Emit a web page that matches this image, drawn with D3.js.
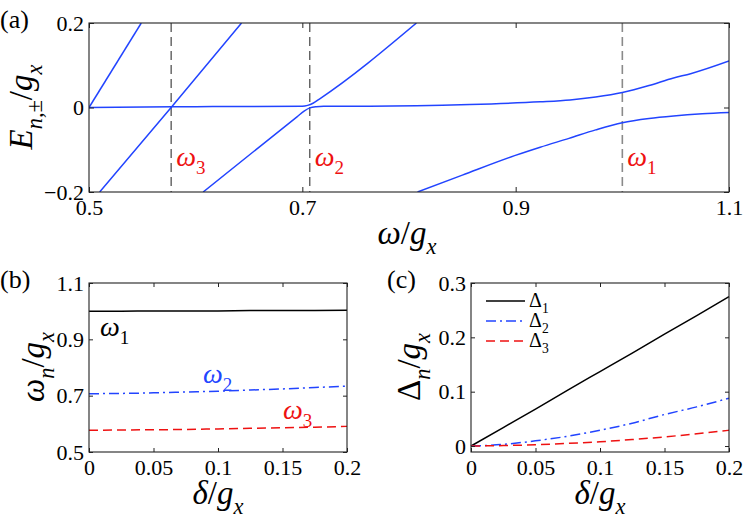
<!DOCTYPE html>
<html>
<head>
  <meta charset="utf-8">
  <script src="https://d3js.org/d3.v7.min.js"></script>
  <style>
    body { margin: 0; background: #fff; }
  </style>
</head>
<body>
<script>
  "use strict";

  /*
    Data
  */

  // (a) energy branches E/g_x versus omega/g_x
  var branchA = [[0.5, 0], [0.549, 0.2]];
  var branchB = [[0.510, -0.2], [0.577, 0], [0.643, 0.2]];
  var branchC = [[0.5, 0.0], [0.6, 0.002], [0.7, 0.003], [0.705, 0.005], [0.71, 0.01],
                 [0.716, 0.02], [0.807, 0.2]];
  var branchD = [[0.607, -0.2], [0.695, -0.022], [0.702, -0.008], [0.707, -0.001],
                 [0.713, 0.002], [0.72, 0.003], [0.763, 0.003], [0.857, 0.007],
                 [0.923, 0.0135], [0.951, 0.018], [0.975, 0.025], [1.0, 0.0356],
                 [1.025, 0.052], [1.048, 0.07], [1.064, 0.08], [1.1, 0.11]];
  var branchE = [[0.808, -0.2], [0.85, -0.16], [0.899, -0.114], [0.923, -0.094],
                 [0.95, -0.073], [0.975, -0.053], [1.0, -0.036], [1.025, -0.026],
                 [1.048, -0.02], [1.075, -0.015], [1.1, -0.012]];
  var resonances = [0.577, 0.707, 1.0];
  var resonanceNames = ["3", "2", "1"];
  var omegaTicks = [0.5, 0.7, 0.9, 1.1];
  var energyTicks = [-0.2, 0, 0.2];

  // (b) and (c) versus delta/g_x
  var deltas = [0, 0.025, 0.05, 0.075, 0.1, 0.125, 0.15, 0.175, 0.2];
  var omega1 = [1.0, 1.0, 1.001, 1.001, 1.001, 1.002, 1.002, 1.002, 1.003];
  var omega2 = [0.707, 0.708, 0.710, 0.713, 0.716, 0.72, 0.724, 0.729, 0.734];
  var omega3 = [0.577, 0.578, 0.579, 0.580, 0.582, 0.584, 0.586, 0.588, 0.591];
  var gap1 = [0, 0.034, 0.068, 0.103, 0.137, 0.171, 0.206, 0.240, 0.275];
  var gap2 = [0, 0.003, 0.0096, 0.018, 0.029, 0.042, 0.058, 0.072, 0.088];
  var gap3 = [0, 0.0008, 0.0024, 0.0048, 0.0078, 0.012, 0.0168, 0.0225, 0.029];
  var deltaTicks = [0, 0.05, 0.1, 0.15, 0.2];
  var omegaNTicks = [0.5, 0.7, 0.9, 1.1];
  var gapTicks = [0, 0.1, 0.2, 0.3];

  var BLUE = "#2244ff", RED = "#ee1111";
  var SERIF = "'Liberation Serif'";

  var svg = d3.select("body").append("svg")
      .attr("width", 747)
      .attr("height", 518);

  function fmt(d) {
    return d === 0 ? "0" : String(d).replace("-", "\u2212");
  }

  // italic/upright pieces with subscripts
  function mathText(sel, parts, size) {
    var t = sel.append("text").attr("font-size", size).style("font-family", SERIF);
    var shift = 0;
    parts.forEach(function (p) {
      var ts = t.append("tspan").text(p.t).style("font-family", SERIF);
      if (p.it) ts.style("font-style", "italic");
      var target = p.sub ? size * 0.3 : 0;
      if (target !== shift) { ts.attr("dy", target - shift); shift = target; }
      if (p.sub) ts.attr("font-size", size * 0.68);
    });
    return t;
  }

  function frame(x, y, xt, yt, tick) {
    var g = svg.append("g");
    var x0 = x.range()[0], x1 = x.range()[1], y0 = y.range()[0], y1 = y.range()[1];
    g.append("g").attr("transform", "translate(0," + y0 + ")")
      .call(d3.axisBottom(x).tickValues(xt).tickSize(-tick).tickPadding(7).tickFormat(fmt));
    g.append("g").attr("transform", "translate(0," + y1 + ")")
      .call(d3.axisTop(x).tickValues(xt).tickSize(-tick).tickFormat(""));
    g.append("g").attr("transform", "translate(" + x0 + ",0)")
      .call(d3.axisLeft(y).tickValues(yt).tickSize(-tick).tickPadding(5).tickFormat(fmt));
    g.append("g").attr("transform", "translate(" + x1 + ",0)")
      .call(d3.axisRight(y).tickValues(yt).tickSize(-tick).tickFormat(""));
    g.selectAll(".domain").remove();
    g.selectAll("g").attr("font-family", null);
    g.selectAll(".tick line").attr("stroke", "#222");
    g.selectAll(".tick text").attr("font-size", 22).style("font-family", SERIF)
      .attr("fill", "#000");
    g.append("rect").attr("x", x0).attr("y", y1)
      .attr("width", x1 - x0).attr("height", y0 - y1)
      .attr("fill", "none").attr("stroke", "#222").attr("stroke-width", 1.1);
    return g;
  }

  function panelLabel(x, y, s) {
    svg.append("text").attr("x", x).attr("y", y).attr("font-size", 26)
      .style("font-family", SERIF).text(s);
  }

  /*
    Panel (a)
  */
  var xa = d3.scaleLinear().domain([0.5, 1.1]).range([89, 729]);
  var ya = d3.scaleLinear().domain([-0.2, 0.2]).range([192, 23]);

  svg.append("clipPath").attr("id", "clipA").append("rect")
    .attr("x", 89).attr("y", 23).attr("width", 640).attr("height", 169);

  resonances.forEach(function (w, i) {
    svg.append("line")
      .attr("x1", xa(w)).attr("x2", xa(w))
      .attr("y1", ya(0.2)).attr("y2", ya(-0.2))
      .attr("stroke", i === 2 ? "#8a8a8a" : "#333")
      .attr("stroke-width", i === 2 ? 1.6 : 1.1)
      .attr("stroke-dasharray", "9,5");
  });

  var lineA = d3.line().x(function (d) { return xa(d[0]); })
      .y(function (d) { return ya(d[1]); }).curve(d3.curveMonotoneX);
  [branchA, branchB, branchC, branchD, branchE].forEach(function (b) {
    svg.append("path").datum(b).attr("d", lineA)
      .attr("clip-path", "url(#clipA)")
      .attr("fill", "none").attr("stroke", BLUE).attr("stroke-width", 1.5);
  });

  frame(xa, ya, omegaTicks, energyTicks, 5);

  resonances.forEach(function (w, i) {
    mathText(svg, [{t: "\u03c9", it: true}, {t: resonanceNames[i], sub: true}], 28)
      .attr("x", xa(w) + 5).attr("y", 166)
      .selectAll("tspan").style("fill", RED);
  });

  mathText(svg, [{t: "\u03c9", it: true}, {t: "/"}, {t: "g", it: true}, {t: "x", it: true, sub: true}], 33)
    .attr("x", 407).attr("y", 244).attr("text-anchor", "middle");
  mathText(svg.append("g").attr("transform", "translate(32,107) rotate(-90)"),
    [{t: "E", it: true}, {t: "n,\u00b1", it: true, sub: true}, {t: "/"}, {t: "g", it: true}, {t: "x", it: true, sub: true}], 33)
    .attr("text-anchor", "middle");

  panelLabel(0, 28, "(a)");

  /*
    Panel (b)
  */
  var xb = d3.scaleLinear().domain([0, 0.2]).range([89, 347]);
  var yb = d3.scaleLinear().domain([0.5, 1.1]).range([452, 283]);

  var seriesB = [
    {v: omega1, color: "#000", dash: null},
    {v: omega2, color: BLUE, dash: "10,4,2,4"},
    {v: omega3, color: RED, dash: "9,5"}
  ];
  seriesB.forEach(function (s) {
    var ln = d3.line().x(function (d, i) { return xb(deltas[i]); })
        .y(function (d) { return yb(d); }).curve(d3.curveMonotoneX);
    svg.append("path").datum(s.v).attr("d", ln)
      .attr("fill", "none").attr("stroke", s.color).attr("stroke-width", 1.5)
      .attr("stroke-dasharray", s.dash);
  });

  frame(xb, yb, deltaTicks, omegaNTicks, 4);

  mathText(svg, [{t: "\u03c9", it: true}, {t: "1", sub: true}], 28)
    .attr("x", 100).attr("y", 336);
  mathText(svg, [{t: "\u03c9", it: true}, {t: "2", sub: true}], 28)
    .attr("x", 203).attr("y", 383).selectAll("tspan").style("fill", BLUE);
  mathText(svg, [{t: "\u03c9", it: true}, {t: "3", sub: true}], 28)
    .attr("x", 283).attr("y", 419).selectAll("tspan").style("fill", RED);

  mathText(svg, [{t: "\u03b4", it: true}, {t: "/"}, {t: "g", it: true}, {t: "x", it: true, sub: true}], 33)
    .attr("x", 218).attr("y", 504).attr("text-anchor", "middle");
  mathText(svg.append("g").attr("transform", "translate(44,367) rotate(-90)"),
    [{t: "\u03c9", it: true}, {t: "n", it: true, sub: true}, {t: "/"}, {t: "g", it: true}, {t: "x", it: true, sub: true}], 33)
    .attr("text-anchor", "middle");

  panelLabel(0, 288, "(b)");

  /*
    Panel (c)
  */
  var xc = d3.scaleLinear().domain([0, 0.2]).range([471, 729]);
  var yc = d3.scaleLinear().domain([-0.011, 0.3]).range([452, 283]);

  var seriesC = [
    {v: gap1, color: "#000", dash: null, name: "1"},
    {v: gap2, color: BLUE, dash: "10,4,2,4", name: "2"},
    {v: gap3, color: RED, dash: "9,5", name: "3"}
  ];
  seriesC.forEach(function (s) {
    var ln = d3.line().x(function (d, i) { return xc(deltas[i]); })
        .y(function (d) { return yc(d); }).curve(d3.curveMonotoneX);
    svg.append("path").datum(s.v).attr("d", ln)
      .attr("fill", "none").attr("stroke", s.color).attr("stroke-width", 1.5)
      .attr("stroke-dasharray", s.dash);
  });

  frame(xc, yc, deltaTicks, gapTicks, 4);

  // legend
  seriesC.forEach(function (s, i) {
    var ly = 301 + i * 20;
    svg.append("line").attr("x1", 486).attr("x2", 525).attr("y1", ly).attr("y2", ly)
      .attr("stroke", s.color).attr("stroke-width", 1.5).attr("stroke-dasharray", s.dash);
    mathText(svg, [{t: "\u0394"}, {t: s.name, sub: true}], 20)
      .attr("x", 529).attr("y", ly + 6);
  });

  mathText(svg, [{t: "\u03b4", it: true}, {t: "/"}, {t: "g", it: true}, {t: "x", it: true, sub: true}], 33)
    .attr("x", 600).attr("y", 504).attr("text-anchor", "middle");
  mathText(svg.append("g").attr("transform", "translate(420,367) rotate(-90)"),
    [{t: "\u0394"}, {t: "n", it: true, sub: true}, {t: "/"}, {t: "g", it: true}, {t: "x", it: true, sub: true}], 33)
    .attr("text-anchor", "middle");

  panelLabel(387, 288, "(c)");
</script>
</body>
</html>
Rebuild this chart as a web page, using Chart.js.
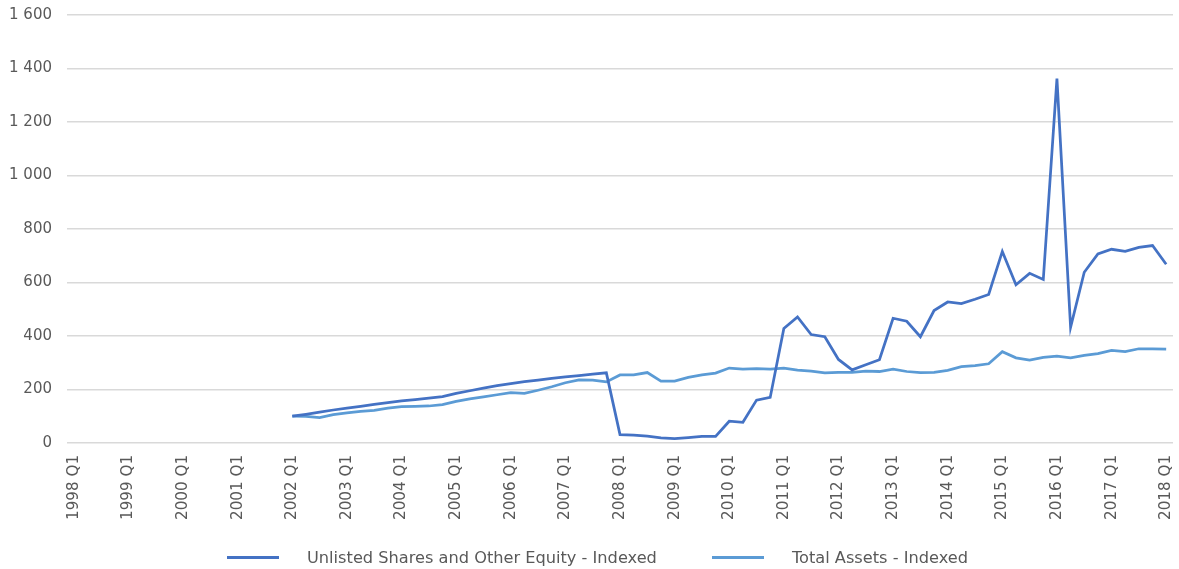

• • • • •

§ **Goal**
Pick out all lines from the data above in which the word "page" appears.

§ **Final result**
Emit a web page that matches this image, drawn with D3.js.
Rebuild this chart as a web page, using Chart.js.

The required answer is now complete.